The radio presenter and warm-up man Shay Byrne arrives and informs the audience that in the gameshow industry family and friends are known as vultures. He gets them to practise their cheering and looks with concern at those not cheering loudly enough. “You’re not from the Revenue, are you?” (For the record, winnings are tax free.)
Marty turns up and announces that he’s thrilled to announce that four of the panellists are sober this week. Eddie is concerned. “It’s gone very quiet, Marty,” he says.
“That’s the impending greed,” says Marty.
The show begins, and you know the drill: the contestants chose numbered squares and press buttons and, ultimately, spin a big wheel to determine what sums they will win. Throughout, despite the results’ being entirely down to chance, the audience yell suggestions. The man in front of me is particularly confident. “Four!” he shouts. “It’s four! It’s four!” It’s not four, but he learns nothing. “Three!” he bellows authoritatively the next time. “Three! It’s three.”
It’s a good day. Everyone wins prizes worth at least €30,000, and ultimately David O’Brien spins the big wheel and goes home with €73,000.
“Remember how we bonded earlier, David?” says Marty.
Two cheques are handed over to each contestant, a small one and a photogenic novelty one. “I might try the big one in the bank,” says David when I ask him which is which.

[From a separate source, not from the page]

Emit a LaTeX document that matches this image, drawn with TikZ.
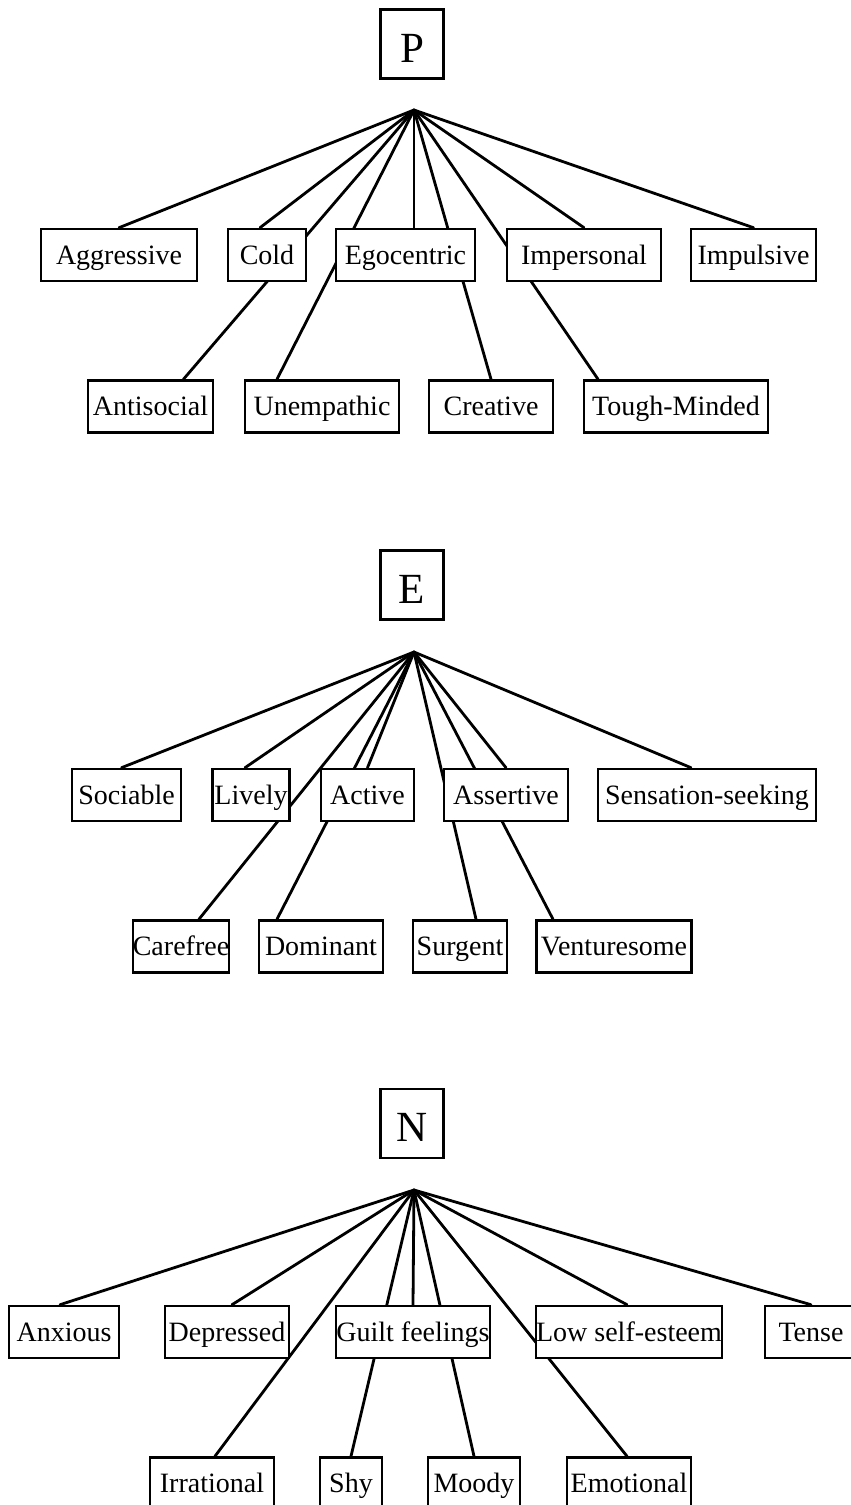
\documentclass[tikz,border=0pt]{standalone}
\usepackage{fontspec}
\setmainfont{Liberation Serif}
\usetikzlibrary{backgrounds}
\tikzset{
  factor/.style={draw, fill=white, minimum width=63, minimum height=69, inner sep=0pt, text height=36, text depth=0, font=\fontsize{43}{46}\selectfont},
  trait/.style={draw, fill=white, minimum height=52, inner sep=0pt, text height=20, text depth=2, font=\fontsize{28}{30}\selectfont},
  every edge/.style={draw, line width=2.8pt, line cap=round}
}
\begin{document}
\begin{tikzpicture}[x=1pt,y=-1pt,line width=2.6pt]
  \useasboundingbox (0,0) rectangle (851,1505);
  \clip (0,0) rectangle (851,1505);

  % Psychoticism
  \node[factor] (P) at (412,44) {P};
  \coordinate (apexP) at (414,110);
  \node[trait, minimum width=156] (aggr) at (119,255) {Aggressive};
  \node[trait, minimum width=78] (cold) at (267,255) {Cold};
  \node[trait, minimum width=139] (ego) at (405.5,255) {Egocentric};
  \node[trait, minimum width=154] (impers) at (584,255) {Impersonal};
  \node[trait, minimum width=125] (impul) at (753.5,255) {Impulsive};
  \node[trait, minimum width=125] (anti) at (150.5,406.5) {Antisocial};
  \node[trait, minimum width=154] (unemp) at (322,406.5) {Unempathic};
  \node[trait, minimum width=124] (creat) at (491,406.5) {Creative};
  \node[trait, minimum width=184] (tough) at (676,406.5) {Tough-Minded};

  % Extraversion
  \node[factor] (E) at (412,585) {E};
  \coordinate (apexE) at (414,652);
  \node[trait, minimum width=109] (soc) at (126.5,795) {Sociable};
  \node[trait, minimum width=77] (live) at (251,795) {Lively};
  \node[trait, minimum width=93] (act) at (367.5,795) {Active};
  \node[trait, minimum width=124] (asser) at (506,795) {Assertive};
  \node[trait, minimum width=218] (sens) at (707,795) {Sensation-seeking};
  \node[trait, minimum width=94] (care) at (181,946.5) {Carefree};
  \node[trait, minimum width=124] (dom) at (321,946.5) {Dominant};
  \node[trait, minimum width=94] (surg) at (460,946.5) {Surgent};
  \node[trait, minimum width=155] (vent) at (614,946.5) {Venturesome};

  % Neuroticism
  \node[factor] (N) at (412,1123.5) {N};
  \coordinate (apexN) at (414,1190);
  \node[trait, minimum width=110] (anx) at (64,1332) {Anxious};
  \node[trait, minimum width=124] (dep) at (227,1332) {Depressed};
  \node[trait, minimum width=154] (guilt) at (413,1332) {Guilt feelings};
  \node[trait, minimum width=186] (low) at (629,1332) {Low self-esteem};
  \node[trait, minimum width=92] (tense) at (811,1332) {Tense};
  \node[trait, minimum width=124] (irr) at (212,1483.5) {Irrational};
  \node[trait, minimum width=62] (shy) at (351,1483.5) {Shy};
  \node[trait, minimum width=92] (moody) at (474,1483.5) {Moody};
  \node[trait, minimum width=124] (emo) at (629,1483.5) {Emotional};

  \begin{scope}[on background layer]
    \path (apexP) edge (aggr.north)
                  edge ([xshift=-7]cold.north)
                  edge ([xshift=33]anti.north)
                  edge ([xshift=-45]unemp.north)
                  edge ([xshift=8.5]ego.north)
                  edge (creat.north)
                  edge (impers.north)
                  edge ([xshift=-78]tough.north)
                  edge (impul.north);
    \path (apexE) edge ([xshift=-5]soc.north)
                  edge ([xshift=-6]live.north)
                  edge ([xshift=18]care.north)
                  edge (act.north)
                  edge ([xshift=-44]dom.north)
                  edge (asser.north)
                  edge ([xshift=16]surg.north)
                  edge ([xshift=-61]vent.north)
                  edge ([xshift=-16]sens.north);
    \path (apexN) edge ([xshift=-4]anx.north)
                  edge ([xshift=5]dep.north)
                  edge ([xshift=3]irr.north)
                  edge (shy.north)
                  edge (guilt.north)
                  edge (moody.north)
                  edge ([xshift=-2]emo.north)
                  edge ([xshift=-2]low.north)
                  edge (tense.north);
  \end{scope}
\end{tikzpicture}
\end{document}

Then the audience clamour around Marty and Sinead, taking selfies, as crew members begin dismantling the set. Several of the contestants have booked tables at restaurants and pubs, where some plan to watch the show when it airs, a few hours later.
Sinead says she loves presenting Winning Streak. "It's all about family, really," she says. "I can be so career focused sometimes, and this show reminds me that family is the real thing."
As presenters they are not unbiased. Sometimes they end up rooting for people because they know things the audience does not. Marty remembers one young man who was on the verge of leaving college because of financial problems, “and I think he won €130,000. At moments like that you go, ‘Oh my sweet God . . .’ Just a few hours and everyone leaves with a cheque.”